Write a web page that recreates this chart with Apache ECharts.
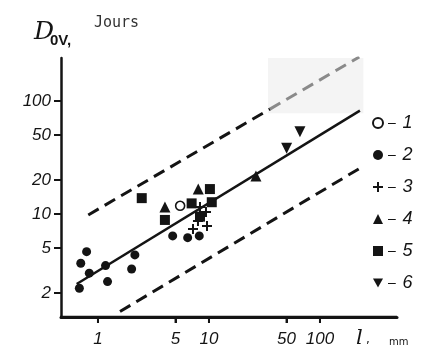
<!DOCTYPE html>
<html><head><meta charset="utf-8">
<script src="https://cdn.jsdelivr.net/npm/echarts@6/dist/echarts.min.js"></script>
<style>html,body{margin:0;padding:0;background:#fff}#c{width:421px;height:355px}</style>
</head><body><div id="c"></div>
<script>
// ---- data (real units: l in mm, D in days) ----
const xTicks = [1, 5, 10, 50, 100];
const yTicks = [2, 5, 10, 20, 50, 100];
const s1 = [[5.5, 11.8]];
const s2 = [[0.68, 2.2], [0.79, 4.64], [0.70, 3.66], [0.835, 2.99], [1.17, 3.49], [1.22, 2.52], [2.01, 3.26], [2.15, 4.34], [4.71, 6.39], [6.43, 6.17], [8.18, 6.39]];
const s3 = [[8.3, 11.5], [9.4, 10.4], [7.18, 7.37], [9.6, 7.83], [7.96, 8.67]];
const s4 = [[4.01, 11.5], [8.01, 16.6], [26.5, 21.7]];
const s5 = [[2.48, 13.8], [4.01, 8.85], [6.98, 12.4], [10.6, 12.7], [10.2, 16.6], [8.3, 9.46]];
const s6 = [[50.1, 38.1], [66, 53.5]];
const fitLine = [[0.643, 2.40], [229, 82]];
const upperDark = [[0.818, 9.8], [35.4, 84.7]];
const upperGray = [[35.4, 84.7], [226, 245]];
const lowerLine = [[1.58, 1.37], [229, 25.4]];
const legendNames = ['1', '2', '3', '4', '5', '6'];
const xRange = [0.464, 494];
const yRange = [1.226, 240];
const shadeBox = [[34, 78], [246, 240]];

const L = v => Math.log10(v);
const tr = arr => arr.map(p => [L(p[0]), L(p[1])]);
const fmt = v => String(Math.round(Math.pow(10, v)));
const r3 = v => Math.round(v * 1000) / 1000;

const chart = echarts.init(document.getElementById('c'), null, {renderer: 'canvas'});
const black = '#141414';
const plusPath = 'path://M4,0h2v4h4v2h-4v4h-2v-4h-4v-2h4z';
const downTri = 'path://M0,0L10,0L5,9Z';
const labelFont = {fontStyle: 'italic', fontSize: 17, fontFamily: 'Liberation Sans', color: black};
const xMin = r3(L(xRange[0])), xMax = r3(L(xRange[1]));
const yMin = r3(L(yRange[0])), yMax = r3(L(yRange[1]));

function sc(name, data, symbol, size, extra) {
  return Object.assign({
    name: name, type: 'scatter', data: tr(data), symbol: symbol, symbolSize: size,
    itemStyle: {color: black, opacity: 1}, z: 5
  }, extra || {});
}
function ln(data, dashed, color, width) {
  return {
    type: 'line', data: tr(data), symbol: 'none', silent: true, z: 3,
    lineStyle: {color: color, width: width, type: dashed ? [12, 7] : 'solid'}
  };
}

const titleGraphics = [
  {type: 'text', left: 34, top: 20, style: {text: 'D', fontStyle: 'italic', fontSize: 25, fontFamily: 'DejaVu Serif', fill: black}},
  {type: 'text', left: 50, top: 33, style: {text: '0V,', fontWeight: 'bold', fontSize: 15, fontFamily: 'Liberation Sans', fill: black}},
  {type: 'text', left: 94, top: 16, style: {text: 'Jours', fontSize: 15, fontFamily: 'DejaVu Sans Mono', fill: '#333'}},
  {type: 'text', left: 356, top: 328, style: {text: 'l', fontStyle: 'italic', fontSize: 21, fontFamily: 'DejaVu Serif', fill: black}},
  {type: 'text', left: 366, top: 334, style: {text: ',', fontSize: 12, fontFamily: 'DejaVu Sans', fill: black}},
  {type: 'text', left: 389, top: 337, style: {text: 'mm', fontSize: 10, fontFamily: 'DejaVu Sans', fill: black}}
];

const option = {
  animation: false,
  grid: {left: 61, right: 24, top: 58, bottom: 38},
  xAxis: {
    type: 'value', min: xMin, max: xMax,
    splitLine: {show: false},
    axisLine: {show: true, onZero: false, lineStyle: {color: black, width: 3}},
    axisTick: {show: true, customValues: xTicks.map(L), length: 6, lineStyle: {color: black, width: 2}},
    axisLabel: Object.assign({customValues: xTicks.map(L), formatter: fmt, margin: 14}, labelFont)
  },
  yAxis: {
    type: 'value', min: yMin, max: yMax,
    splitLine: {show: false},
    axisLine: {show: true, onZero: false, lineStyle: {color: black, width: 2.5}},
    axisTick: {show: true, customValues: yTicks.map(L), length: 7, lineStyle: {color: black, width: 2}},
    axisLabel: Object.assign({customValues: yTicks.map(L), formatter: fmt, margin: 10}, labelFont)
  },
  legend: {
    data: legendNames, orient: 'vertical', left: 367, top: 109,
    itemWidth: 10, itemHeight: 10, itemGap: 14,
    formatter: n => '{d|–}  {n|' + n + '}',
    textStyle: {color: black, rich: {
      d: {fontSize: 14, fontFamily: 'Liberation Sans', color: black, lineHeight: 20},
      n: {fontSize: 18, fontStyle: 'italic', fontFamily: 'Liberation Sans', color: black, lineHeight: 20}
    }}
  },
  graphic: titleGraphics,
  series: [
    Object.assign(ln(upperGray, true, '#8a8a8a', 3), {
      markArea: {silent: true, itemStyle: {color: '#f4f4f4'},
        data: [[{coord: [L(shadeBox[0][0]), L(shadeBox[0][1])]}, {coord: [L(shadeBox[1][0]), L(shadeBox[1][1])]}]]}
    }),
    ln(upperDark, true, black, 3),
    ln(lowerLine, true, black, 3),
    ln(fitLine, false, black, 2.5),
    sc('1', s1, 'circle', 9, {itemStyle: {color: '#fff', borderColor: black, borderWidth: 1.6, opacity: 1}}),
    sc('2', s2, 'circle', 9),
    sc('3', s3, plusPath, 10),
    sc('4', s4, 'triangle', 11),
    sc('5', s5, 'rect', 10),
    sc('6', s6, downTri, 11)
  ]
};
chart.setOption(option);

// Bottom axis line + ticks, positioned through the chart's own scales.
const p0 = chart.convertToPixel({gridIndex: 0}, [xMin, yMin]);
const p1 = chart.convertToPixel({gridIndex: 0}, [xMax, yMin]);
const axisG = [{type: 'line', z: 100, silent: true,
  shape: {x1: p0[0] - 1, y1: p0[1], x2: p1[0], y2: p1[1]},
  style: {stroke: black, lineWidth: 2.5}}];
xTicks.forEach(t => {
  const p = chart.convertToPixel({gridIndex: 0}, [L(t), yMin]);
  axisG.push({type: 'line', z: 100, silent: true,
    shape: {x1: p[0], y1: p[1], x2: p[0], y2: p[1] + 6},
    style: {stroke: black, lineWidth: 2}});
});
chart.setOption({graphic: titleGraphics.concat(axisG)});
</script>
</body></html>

* * *

### What is asked
Transcribe the material exactly, keeping every word and none of the pictures.

### Solution for this task
Write a web page that recreates this chart with Apache ECharts.
<!DOCTYPE html>
<html><head><meta charset="utf-8">
<script src="https://cdn.jsdelivr.net/npm/echarts@6/dist/echarts.min.js"></script>
<style>html,body{margin:0;padding:0;background:#fff}#c{width:421px;height:355px}</style>
</head><body><div id="c"></div>
<script>
// ---- data (real units: l in mm, D in days) ----
const xTicks = [1, 5, 10, 50, 100];
const yTicks = [2, 5, 10, 20, 50, 100];
const s1 = [[5.5, 11.8]];
const s2 = [[0.68, 2.2], [0.79, 4.64], [0.70, 3.66], [0.835, 2.99], [1.17, 3.49], [1.22, 2.52], [2.01, 3.26], [2.15, 4.34], [4.71, 6.39], [6.43, 6.17], [8.18, 6.39]];
const s3 = [[8.3, 11.5], [9.4, 10.4], [7.18, 7.37], [9.6, 7.83], [7.96, 8.67]];
const s4 = [[4.01, 11.5], [8.01, 16.6], [26.5, 21.7]];
const s5 = [[2.48, 13.8], [4.01, 8.85], [6.98, 12.4], [10.6, 12.7], [10.2, 16.6], [8.3, 9.46]];
const s6 = [[50.1, 38.1], [66, 53.5]];
const fitLine = [[0.643, 2.40], [229, 82]];
const upperDark = [[0.818, 9.8], [35.4, 84.7]];
const upperGray = [[35.4, 84.7], [226, 245]];
const lowerLine = [[1.58, 1.37], [229, 25.4]];
const legendNames = ['1', '2', '3', '4', '5', '6'];
const xRange = [0.464, 494];
const yRange = [1.226, 240];
const shadeBox = [[34, 78], [246, 240]];

const L = v => Math.log10(v);
const tr = arr => arr.map(p => [L(p[0]), L(p[1])]);
const fmt = v => String(Math.round(Math.pow(10, v)));
const r3 = v => Math.round(v * 1000) / 1000;

const chart = echarts.init(document.getElementById('c'), null, {renderer: 'canvas'});
const black = '#141414';
const plusPath = 'path://M4,0h2v4h4v2h-4v4h-2v-4h-4v-2h4z';
const downTri = 'path://M0,0L10,0L5,9Z';
const labelFont = {fontStyle: 'italic', fontSize: 17, fontFamily: 'Liberation Sans', color: black};
const xMin = r3(L(xRange[0])), xMax = r3(L(xRange[1]));
const yMin = r3(L(yRange[0])), yMax = r3(L(yRange[1]));

function sc(name, data, symbol, size, extra) {
  return Object.assign({
    name: name, type: 'scatter', data: tr(data), symbol: symbol, symbolSize: size,
    itemStyle: {color: black, opacity: 1}, z: 5
  }, extra || {});
}
function ln(data, dashed, color, width) {
  return {
    type: 'line', data: tr(data), symbol: 'none', silent: true, z: 3,
    lineStyle: {color: color, width: width, type: dashed ? [12, 7] : 'solid'}
  };
}

const titleGraphics = [
  {type: 'text', left: 34, top: 20, style: {text: 'D', fontStyle: 'italic', fontSize: 25, fontFamily: 'DejaVu Serif', fill: black}},
  {type: 'text', left: 50, top: 33, style: {text: '0V,', fontWeight: 'bold', fontSize: 15, fontFamily: 'Liberation Sans', fill: black}},
  {type: 'text', left: 94, top: 16, style: {text: 'Jours', fontSize: 15, fontFamily: 'DejaVu Sans Mono', fill: '#333'}},
  {type: 'text', left: 356, top: 328, style: {text: 'l', fontStyle: 'italic', fontSize: 21, fontFamily: 'DejaVu Serif', fill: black}},
  {type: 'text', left: 366, top: 334, style: {text: ',', fontSize: 12, fontFamily: 'DejaVu Sans', fill: black}},
  {type: 'text', left: 389, top: 337, style: {text: 'mm', fontSize: 10, fontFamily: 'DejaVu Sans', fill: black}}
];

const option = {
  animation: false,
  grid: {left: 61, right: 24, top: 58, bottom: 38},
  xAxis: {
    type: 'value', min: xMin, max: xMax,
    splitLine: {show: false},
    axisLine: {show: true, onZero: false, lineStyle: {color: black, width: 3}},
    axisTick: {show: true, customValues: xTicks.map(L), length: 6, lineStyle: {color: black, width: 2}},
    axisLabel: Object.assign({customValues: xTicks.map(L), formatter: fmt, margin: 14}, labelFont)
  },
  yAxis: {
    type: 'value', min: yMin, max: yMax,
    splitLine: {show: false},
    axisLine: {show: true, onZero: false, lineStyle: {color: black, width: 2.5}},
    axisTick: {show: true, customValues: yTicks.map(L), length: 7, lineStyle: {color: black, width: 2}},
    axisLabel: Object.assign({customValues: yTicks.map(L), formatter: fmt, margin: 10}, labelFont)
  },
  legend: {
    data: legendNames, orient: 'vertical', left: 367, top: 109,
    itemWidth: 10, itemHeight: 10, itemGap: 14,
    formatter: n => '{d|–}  {n|' + n + '}',
    textStyle: {color: black, rich: {
      d: {fontSize: 14, fontFamily: 'Liberation Sans', color: black, lineHeight: 20},
      n: {fontSize: 18, fontStyle: 'italic', fontFamily: 'Liberation Sans', color: black, lineHeight: 20}
    }}
  },
  graphic: titleGraphics,
  series: [
    Object.assign(ln(upperGray, true, '#8a8a8a', 3), {
      markArea: {silent: true, itemStyle: {color: '#f4f4f4'},
        data: [[{coord: [L(shadeBox[0][0]), L(shadeBox[0][1])]}, {coord: [L(shadeBox[1][0]), L(shadeBox[1][1])]}]]}
    }),
    ln(upperDark, true, black, 3),
    ln(lowerLine, true, black, 3),
    ln(fitLine, false, black, 2.5),
    sc('1', s1, 'circle', 9, {itemStyle: {color: '#fff', borderColor: black, borderWidth: 1.6, opacity: 1}}),
    sc('2', s2, 'circle', 9),
    sc('3', s3, plusPath, 10),
    sc('4', s4, 'triangle', 11),
    sc('5', s5, 'rect', 10),
    sc('6', s6, downTri, 11)
  ]
};
chart.setOption(option);

// Bottom axis line + ticks, positioned through the chart's own scales.
const p0 = chart.convertToPixel({gridIndex: 0}, [xMin, yMin]);
const p1 = chart.convertToPixel({gridIndex: 0}, [xMax, yMin]);
const axisG = [{type: 'line', z: 100, silent: true,
  shape: {x1: p0[0] - 1, y1: p0[1], x2: p1[0], y2: p1[1]},
  style: {stroke: black, lineWidth: 2.5}}];
xTicks.forEach(t => {
  const p = chart.convertToPixel({gridIndex: 0}, [L(t), yMin]);
  axisG.push({type: 'line', z: 100, silent: true,
    shape: {x1: p[0], y1: p[1], x2: p[0], y2: p[1] + 6},
    style: {stroke: black, lineWidth: 2}});
});
chart.setOption({graphic: titleGraphics.concat(axisG)});
</script>
</body></html>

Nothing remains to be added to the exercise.